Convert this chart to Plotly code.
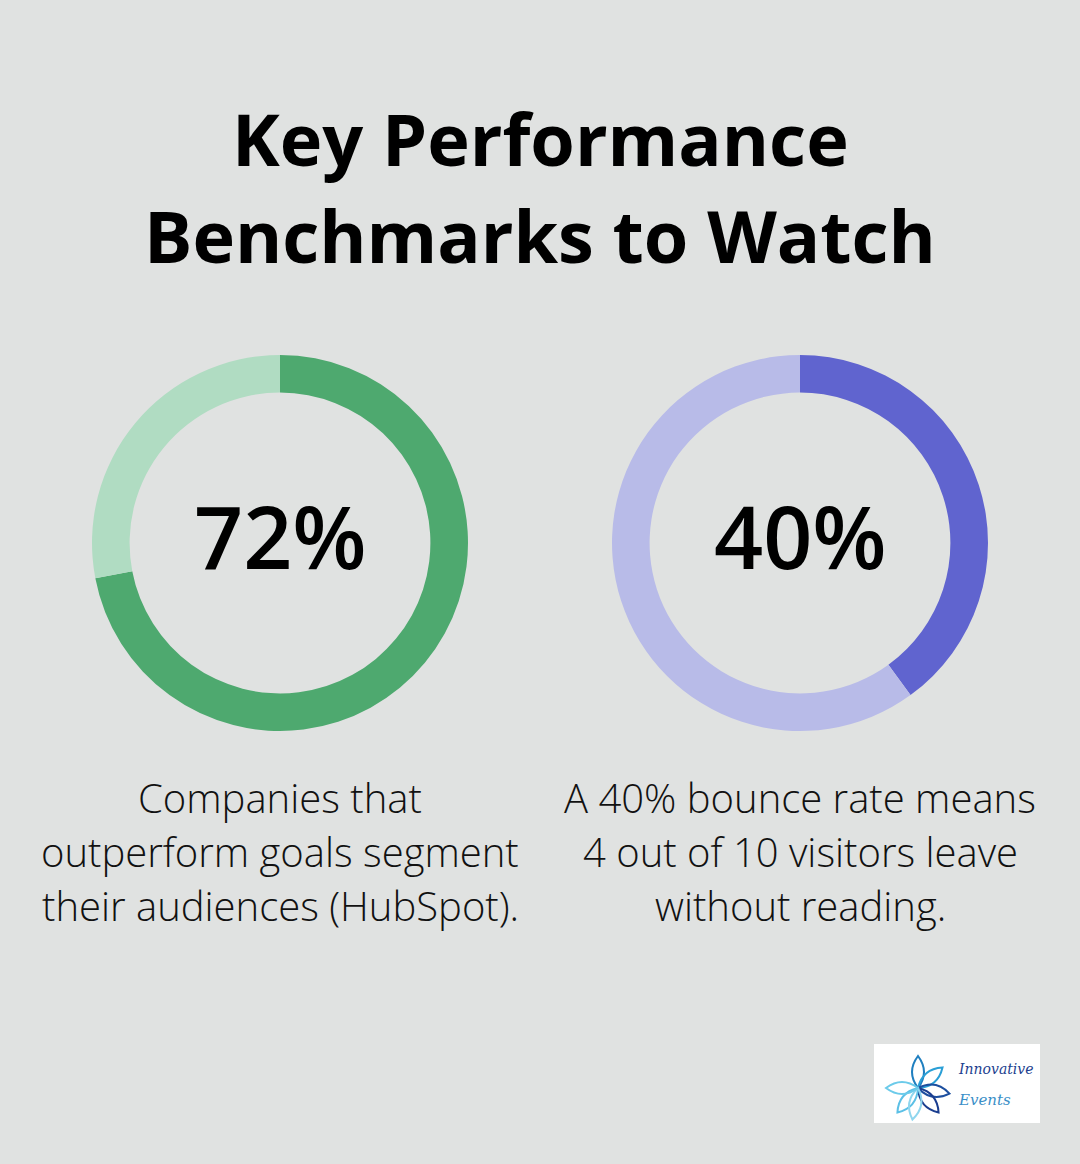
import math
import plotly.graph_objects as go

W, H = 1080, 1164

title_lines = ["Key Performance", "Benchmarks to Watch"]
metrics = [72, 40]
metric_labels = ["72%", "40%"]
dark_colors = ["#4ea96f", "#6064cf"]
light_colors = ["#b0dcc2", "#b8bbe8"]
descriptions = [
    ["Companies that", "outperform goals segment", "their audiences (HubSpot)."],
    ["A 40% bounce rate means", "4 out of 10 visitors leave", "without reading."],
]

BG = "#e0e2e1"
centers_x = [280, 800]
center_y = 543
R = 188

fig = go.Figure()

for i, v in enumerate(metrics):
    cx = centers_x[i]
    fig.add_trace(go.Pie(
        values=[v, 100 - v],
        labels=["value", "rest"],
        marker=dict(colors=[dark_colors[i], light_colors[i]], line=dict(width=0)),
        hole=0.80,
        sort=False,
        direction="clockwise",
        rotation=0,
        textinfo="none",
        hoverinfo="skip",
        showlegend=False,
        domain=dict(x=[(cx - R) / W, (cx + R) / W],
                    y=[(H - center_y - R) / H, (H - center_y + R) / H]),
    ))

def py(y):
    return 1 - y / H

ann = []
for j, t in enumerate(title_lines):
    ann.append(dict(text=f"<b>{t}</b>", x=0.5, y=py([138, 235][j]), xref="paper", yref="paper",
                    xanchor="center", yanchor="middle", showarrow=False,
                    font=dict(family="Open Sans", size=72, color="#000000")))
for i, lab in enumerate(metric_labels):
    ann.append(dict(text=lab, x=centers_x[i] / W, y=py(536), xref="paper", yref="paper",
                    xanchor="center", yanchor="middle", showarrow=False,
                    font=dict(family="Open Sans", size=86, color="#000000", weight=600)))
    for k, line in enumerate(descriptions[i]):
        ann.append(dict(text=line, x=centers_x[i] / W, y=py(797 + 54 * k), xref="paper", yref="paper",
                        xanchor="center", yanchor="middle", showarrow=False,
                        font=dict(family="Open Sans", size=40, color="#111111", weight=300)))

# logo text
ann.append(dict(text="Innovative", x=996, y=1069, xref="x", yref="y", xanchor="center", yanchor="middle",
                showarrow=False, font=dict(family="DejaVu Serif", size=14, color="#1d3f8f", style="italic")))
ann.append(dict(text="Events", x=984, y=1100, xref="x", yref="y", xanchor="center", yanchor="middle",
                showarrow=False, font=dict(family="DejaVu Serif", size=15, color="#3a8fc8", style="italic")))

shapes = [dict(type="rect", x0=874, x1=1040, y0=1044, y1=1123, xref="x", yref="y",
               fillcolor="#ffffff", line=dict(width=0), layer="below")]

# flower logo petals (decoration)
fc = (918, 1088)
petal_cols = ["#1f7fc0", "#2a9fd6", "#1d4f9f", "#1a3d8f", "#5cc0e6", "#8fd6ee", "#6ccbea"]
angles = [-90, -40, 10, 50, 130, 100, 180]
for a, col in zip(angles, petal_cols):
    r = math.radians(a)
    L = 32
    tx, ty = fc[0] + L * math.cos(r), fc[1] + L * math.sin(r)
    mx, my = fc[0] + 0.5 * L * math.cos(r), fc[1] + 0.5 * L * math.sin(r)
    nx, ny = -math.sin(r), math.cos(r)
    w = 12
    path = (f"M {fc[0]},{fc[1]} Q {mx + w*nx},{my + w*ny} {tx},{ty} "
            f"Q {mx - w*nx},{my - w*ny} {fc[0]},{fc[1]} Z")
    shapes.append(dict(type="path", path=path, xref="x", yref="y",
                       line=dict(color=col, width=2), fillcolor="rgba(0,0,0,0)"))

fig.update_layout(
    width=W, height=H,
    margin=dict(l=0, r=0, t=0, b=0),
    paper_bgcolor=BG, plot_bgcolor=BG,
    xaxis=dict(range=[0, W], visible=False, fixedrange=True, domain=[0, 1]),
    yaxis=dict(range=[H, 0], visible=False, fixedrange=True, domain=[0, 1]),
    annotations=ann,
    shapes=shapes,
)

fig.write_html("out.html")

****************************************

- PROMPT
Leave out the pictures, then repeat the listing above exactly from its first line to the line with "return 1 - y / H", inclusive.

- EXPECTED ANSWER
Convert this chart to Plotly code.
import math
import plotly.graph_objects as go

W, H = 1080, 1164

title_lines = ["Key Performance", "Benchmarks to Watch"]
metrics = [72, 40]
metric_labels = ["72%", "40%"]
dark_colors = ["#4ea96f", "#6064cf"]
light_colors = ["#b0dcc2", "#b8bbe8"]
descriptions = [
    ["Companies that", "outperform goals segment", "their audiences (HubSpot)."],
    ["A 40% bounce rate means", "4 out of 10 visitors leave", "without reading."],
]

BG = "#e0e2e1"
centers_x = [280, 800]
center_y = 543
R = 188

fig = go.Figure()

for i, v in enumerate(metrics):
    cx = centers_x[i]
    fig.add_trace(go.Pie(
        values=[v, 100 - v],
        labels=["value", "rest"],
        marker=dict(colors=[dark_colors[i], light_colors[i]], line=dict(width=0)),
        hole=0.80,
        sort=False,
        direction="clockwise",
        rotation=0,
        textinfo="none",
        hoverinfo="skip",
        showlegend=False,
        domain=dict(x=[(cx - R) / W, (cx + R) / W],
                    y=[(H - center_y - R) / H, (H - center_y + R) / H]),
    ))

def py(y):
    return 1 - y / H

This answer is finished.